While 25 percent of registered voters identified education as the most important problem facing Pennsylvania in the fall of 2014, just 7 percent agreed with that sentiment as of June, according to polling by Franklin & Marshall.

"We were under attack by every schoolteacher, every alphabet soup organization out there," said Mike Barley, a GOP strategist who managed Corbett's reelection campaign. "I certainly haven't seen that with Gov. Wolf."

The top problems identified in the latest Franklin & Marshall poll were government and politicians (13 percent), taxes (12 percent), and the economy/finances (9 percent).

"There isn't a single issue that the candidates can talk about that resonates to the point where it's likely to change the outcome of an election," said G. Terry Madonna, the poll's director.

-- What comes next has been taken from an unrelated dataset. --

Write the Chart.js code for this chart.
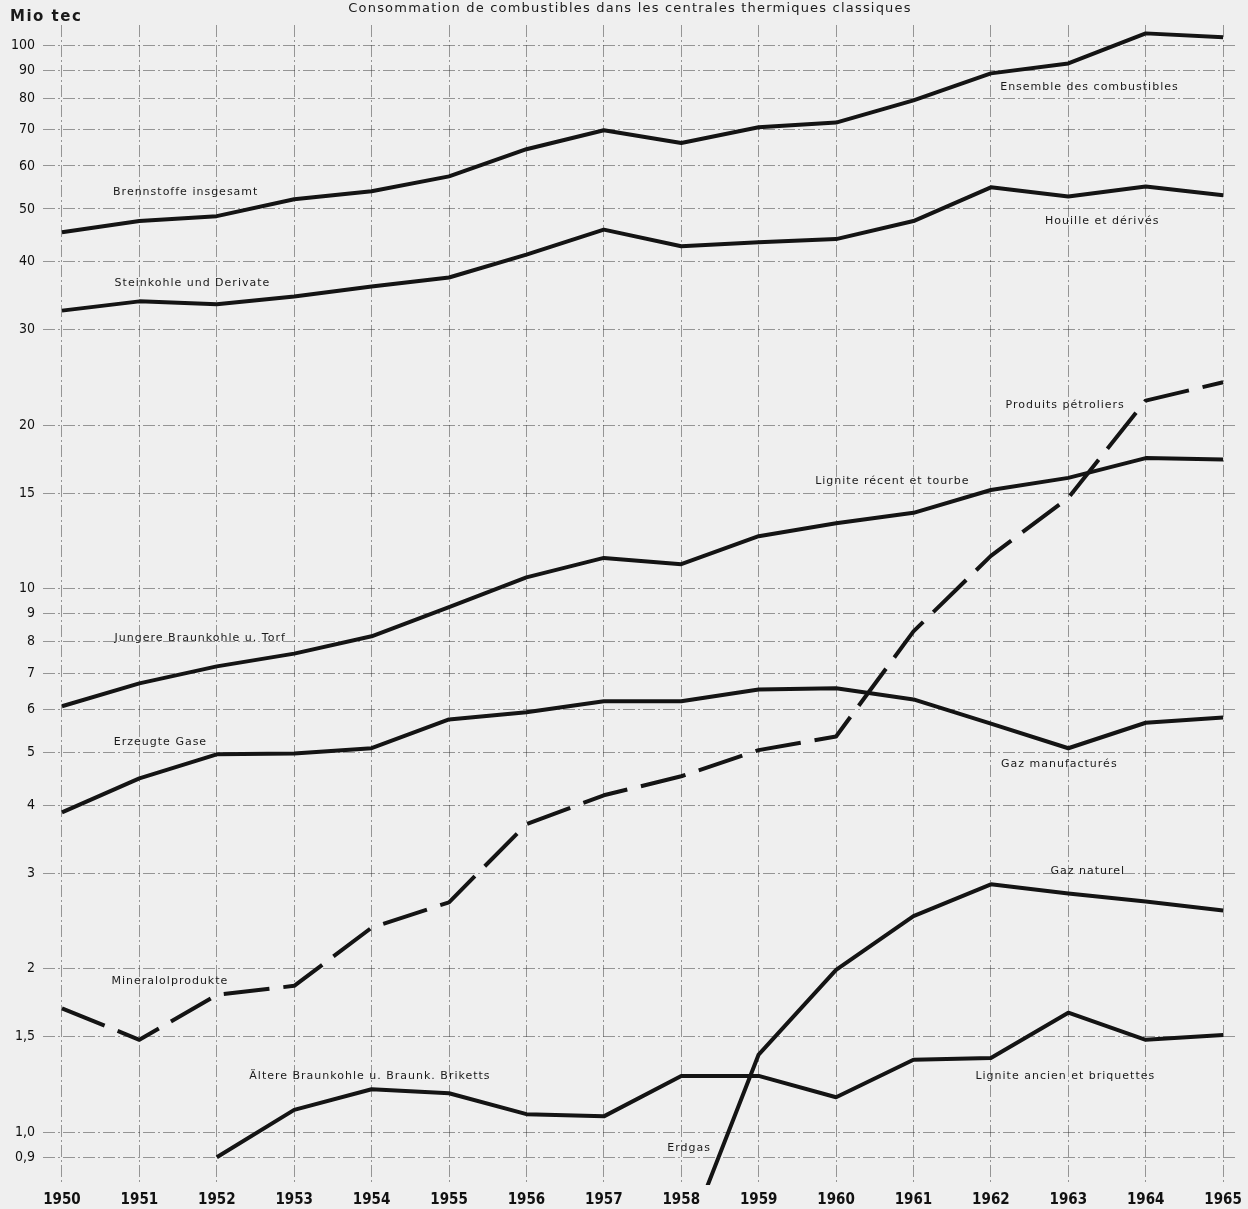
<!DOCTYPE html>
<html>
<head>
<meta charset="utf-8">
<script src="https://cdn.jsdelivr.net/npm/chart.js@4.4.1/dist/chart.umd.min.js"></script>
<style>
  html, body { margin: 0; padding: 0; background: #efefef; }
  #wrap { width: 1248px; height: 1209px; position: relative; }
</style>
</head>
<body>
<div id="wrap"><canvas id="chart" width="1248" height="1209"></canvas></div>
<script>
// Mio tec
const years = [1950, 1951, 1952, 1953, 1954, 1955, 1956, 1957, 1958, 1959, 1960, 1961, 1962, 1963, 1964, 1965];
const ensemble  = [45.3, 47.5, 48.5, 52.1, 53.9, 57.4, 64.4, 69.8, 66.1, 70.7, 72.1, 79.2, 88.8, 92.6, 105.2, 103.5];
const houille   = [32.5, 33.8, 33.4, 34.5, 36.0, 37.4, 41.2, 45.8, 42.7, 43.4, 44.0, 47.5, 54.8, 52.7, 55.0, 53.0];
const petrole   = [1.69, 1.48, 1.79, 1.86, 2.38, 2.65, 3.69, 4.17, 4.52, 5.05, 5.35, 8.35, 11.5, 14.7, 22.2, 24.0];
const ligniteRecent = [6.08, 6.70, 7.20, 7.60, 8.18, 9.25, 10.5, 11.4, 11.1, 12.5, 13.2, 13.8, 15.2, 16.0, 17.4, 17.3];
const gazManuf  = [3.88, 4.48, 4.96, 4.98, 5.09, 5.75, 5.93, 6.21, 6.21, 6.53, 6.56, 6.26, 5.65, 5.09, 5.67, 5.80];
const gazNaturel = [null, null, null, null, null, null, null, null, 0.60, 1.39, 1.99, 2.50, 2.86, 2.75, 2.66, 2.56];
const ligniteAncien = [null, null, 0.90, 1.10, 1.20, 1.18, 1.08, 1.07, 1.27, 1.27, 1.16, 1.36, 1.37, 1.66, 1.48, 1.51];

const yTicks = [0.9, 1, 1.5, 2, 3, 4, 5, 6, 7, 8, 9, 10, 15, 20, 30, 40, 50, 60, 70, 80, 90, 100];

const title = "Consommation de combustibles dans les centrales thermiques classiques";
const unitLabel = "Mio tec";

// series captions: text, anchor year, anchor value
const captionTexts = [
  "Brennstoffe insgesamt", "Steinkohle und Derivate", "Ensemble des combustibles", "Houille et dérivés",
  "Produits pétroliers", "Lignite récent et tourbe", "Jungere Braunkohle u. Torf", "Erzeugte Gase",
  "Gaz manufacturés", "Gaz naturel", "Mineralolprodukte", "Ältere Braunkohle u. Braunk. Briketts",
  "Lignite ancien et briquettes", "Erdgas"
];
const captionYears  = [1950.66, 1950.68, 1962.12, 1962.70, 1962.19, 1959.73, 1950.68, 1950.67, 1962.13, 1962.77, 1950.64, 1952.42, 1961.80, 1957.82];
const captionValues = [53.7, 36.5, 83.7, 47.5, 21.8, 15.8, 8.11, 5.22, 4.75, 3.02, 1.90, 1.27, 1.27, 0.934];

function toPoints(values) {
  return years.map((yr, i) => ({ x: yr, y: values[i] }));
}

function lineSet(label, values, dashed) {
  return {
    label: label,
    data: toPoints(values),
    borderColor: '#141414',
    borderWidth: 4,
    borderDash: dashed ? [46, 14] : [],
    pointRadius: 0,
    tension: 0,
    spanGaps: false,
    borderJoinStyle: 'round',
    borderCapStyle: 'butt'
  };
}

const textPlugin = {
  id: 'texts',
  afterDatasetsDraw(chart) {
    const ctx = chart.ctx;
    const xs = chart.scales.x;
    const ys = chart.scales.y;
    ctx.save();
    ctx.fillStyle = '#1a1a1a';
    ctx.textBaseline = 'middle';
    ctx.font = '11px "DejaVu Sans"';
    ctx.letterSpacing = '1px';
    ctx.textAlign = 'left';
    captionTexts.forEach((txt, i) => {
      ctx.fillText(txt, xs.getPixelForValue(captionYears[i]), ys.getPixelForValue(captionValues[i]));
    });
    ctx.font = '13px "DejaVu Sans"';
    ctx.letterSpacing = '1.2px';
    ctx.textAlign = 'center';
    ctx.fillText(title, 630, 9);
    ctx.font = 'bold 15px "DejaVu Sans"';
    ctx.letterSpacing = '1.5px';
    ctx.textAlign = 'left';
    ctx.fillText(unitLabel, 10, 17);
    ctx.restore();
  }
};

const gridLook = {
  color: 'rgba(40,40,40,0.45)',
  lineWidth: 1,
  drawTicks: false
};

new Chart(document.getElementById('chart'), {
  type: 'line',
  data: {
    datasets: [
      lineSet('Ensemble des combustibles', ensemble, false),
      lineSet('Houille et dérivés', houille, false),
      lineSet('Produits pétroliers', petrole, true),
      lineSet('Lignite récent et tourbe', ligniteRecent, false),
      lineSet('Gaz manufacturés', gazManuf, false),
      lineSet('Gaz naturel', gazNaturel, false),
      lineSet('Lignite ancien et briquettes', ligniteAncien, false)
    ]
  },
  options: {
    responsive: false,
    animation: false,
    layout: { padding: { top: 25, right: 8, left: 0, bottom: 0 } },
    plugins: {
      legend: { display: false },
      tooltip: { enabled: false }
    },
    scales: {
      x: {
        type: 'linear',
        min: 1949.755,
        max: 1965.19,
        afterBuildTicks: (scale) => { scale.ticks = years.map(v => ({ value: v })); },
        afterFit: (scale) => { scale.height = 24; },
        grid: gridLook,
        border: { display: false, dash: [12, 3, 2, 3] },
        ticks: {
          padding: 6,
          maxRotation: 0,
          autoSkip: false,
          color: '#111',
          font: { family: '"Liberation Sans Narrow", "DejaVu Sans Condensed", sans-serif', size: 15, weight: 'bold' },
          callback: (v) => String(v)
        }
      },
      y: {
        type: 'logarithmic',
        min: 0.8,
        max: 109,
        afterBuildTicks: (scale) => { scale.ticks = yTicks.map(v => ({ value: v })); },
        afterFit: (scale) => { scale.width = 43; },
        grid: gridLook,
        border: { display: false, dash: [12, 3, 2, 3] },
        ticks: {
          padding: 8,
          autoSkip: false,
          color: '#111',
          font: { family: '"DejaVu Sans Condensed", "DejaVu Sans", sans-serif', size: 14 },
          callback: (v) => String(v).replace('.', ',').replace(/^1$/, '1,0')
        }
      }
    }
  },
  plugins: [textPlugin]
});
</script>
</body>
</html>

The governor has powerful allies on education, especially in organized labor.

Records show the Pennsylvania State Education Association, which represents some 180,000 teachers and other members, has contributed $1.1 million to Wolf's reelection campaign, making the union one of the governor's biggest financial backers.

"The governor ran being an education governor, and he's not disappointed us," said Dolores McCracken, the union's president. In addition to increasing funding, she credited Wolf with cutting back on standardized testing and vetoing a pension bill that "would have been much more harmful" than changes the governor and lawmakers ultimately passed last year.

Wagner — who in 2015 flew a helicopter over a few schools with nice facilities to show a reporter that schools had enough money — may have trouble persuading voters that he's the better choice on education.

"The bottom line is I love teachers," Wagner said.